Creating the python bindings for these two functions required inserting the following blocks in the binding code for the algorithms module found here:
m.def("_WindowData",&mspass::WindowData,"Reduce data to window inside original",
py::return_value_policy::copy,
py::arg("d"),
py::arg("twin") )
;
m.def("_WindowData3C",&mspass::WindowData3C,"Reduce data to window inside original",
py::return_value_policy::copy,
py::arg("d"),
py::arg("twin") )
;
We note a few details about this block of code:
The
m
symbol is defined earlier in this file as a tag for the module to which we aim to bind this function. It is defined earlier in the file with this construct:PYBIND11_MODULE(ccore,m)

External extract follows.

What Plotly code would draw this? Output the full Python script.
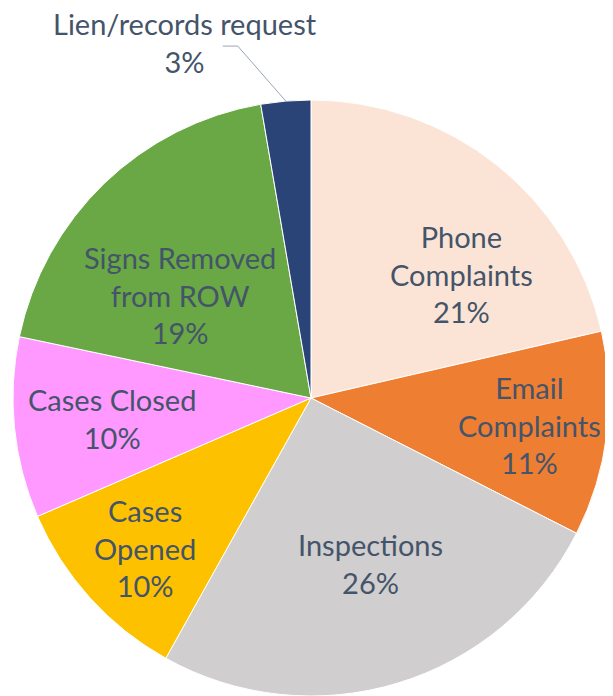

That is, this construct defines the symbol
m
as an abstraction for the python module ccore.The actual C++ function names are “WindowData” and “WindowData3C”, but we change the names here to “_WindowData” and “_WindowData3C” respectively. We recommend that convention as it is conventional in python, although not really rigidly enforced by the language, to assume a symbol with one or leading underscores is “for internal use” (see e.g. obspy documentation or this nice overview). That usage is appropriate here as our next step will be to write a master python wrapper used as a front end to simplify the user api to this pair of functions that implement the same conceptual algorithm on two different types of data.
Our binding code does nothing fancy with the arguments. The pybind11 documentation describes how to set default argument values. We intentionally do not use such a construct here as these ccore functions should only be used through the master python wrapper we will discuss next (This is also why we intentionally wrapped the functions with a name containing a leading underscore.)